On the one hand, there are fundamental differences between the Iranian nuclear situation and the denuclearization of the Korean peninsula. In all likelihood, Iran has never taken any political decision to build nuclear weapons. Tehran has always declared its commitment to the Nuclear Non-Proliferation Regime (NPT), even though some of the efforts by Iranian nuclear scientists constituted a violation of Iran’s commitments under the IAEA Safeguards Agreement. In contrast, the DPRK has officially announced its withdrawal from the NPT, conducted six nuclear tests, and is estimated by some specialists to possess a small nuclear arsenal that can be delivered using intermediate and shorter-range missiles. That is why finding a solution to the Korean nuclear crisis will inevitably prove far more difficult.
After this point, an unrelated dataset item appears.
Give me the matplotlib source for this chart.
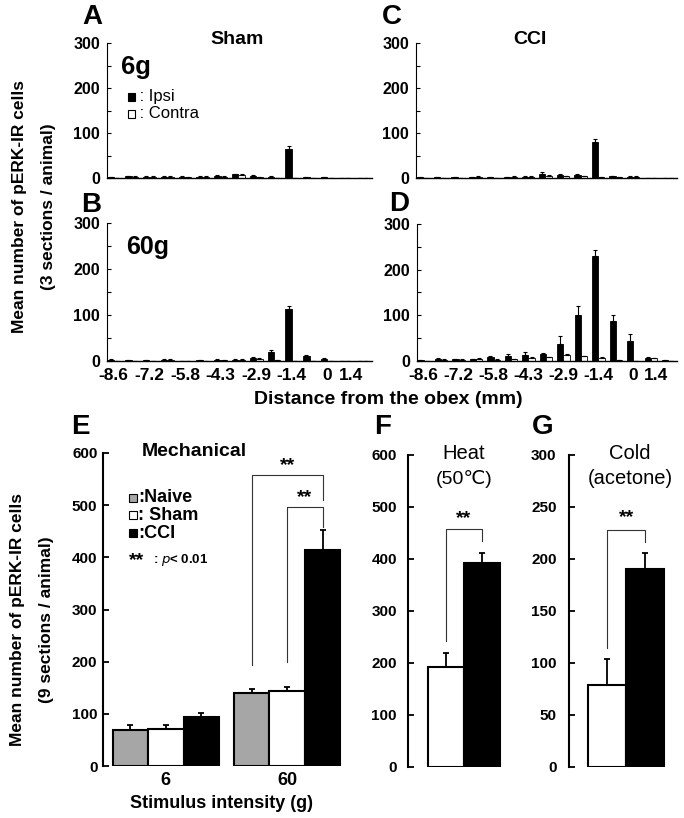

On the other hand, as far as the author of this paper is aware, Pyongyang has long kept a close eye on the JCPOA talks and the implementation of that document. The North Korean leadership has also looked at the relevance of the principles of the negotiating process that led to the signing of the JCPOA, and of some individual technical elements of the plan, for any future negotiations on the Korean situation. Clearly, the US withdrawal from the JCPOA and Washington’s decision to revise its policy on Iran now that the country has already dismantled part of its nuclear infrastructure (some of it irreversibly) will have negative repercussions for any future Korean talks by reinforcing Pyongyang’s distrust of America’s ability to abide by its own commitments in the medium and longer term, regardless of the phase of the US electoral cycle. It would be useful at this point to recall a statement made by Kim Jong-un at a meeting with senior party officials in March 2013: “We should never forget the bitter lessons learnt by some countries in the Balkans and the Middle East. After succumbing to pressure and deceit by the imperialists, they surrendered their military deterrence instruments — only to fall victim to aggression”.


Conclusion

By way of an intellectual exercise, we could also consider the impact of the US withdrawal from the JCPOA on the outlook for crisis settlement in other parts of the world, and on the broader issue of arms control and nuclear proliferation. In all these areas, sharp questions are increasingly being asked about Washington’s ability and willingness to keep its word and abide by its own commitments — but an analysis of the wider repercussions of the US move is beyond the scope of this paper.

As a brief summary, it is safe to say that the US withdrawal from the Vienna agreements has several immediate implications. First, unless the foreign companies working in Iran are provided with a credible shield against secondary US sanctions, the JCPOA may soon collapse, raising the risk of a new cycle of nuclear technology advances in Iran. Second, the US decision increases the potential for conflict in the Middle East and the risk of an escalation of various regional conflicts over the next few months. And third, it is not conducive to confidence-building as part of the nascent negotiating process with the DPRK aimed at a denuclearization of the Korean peninsula.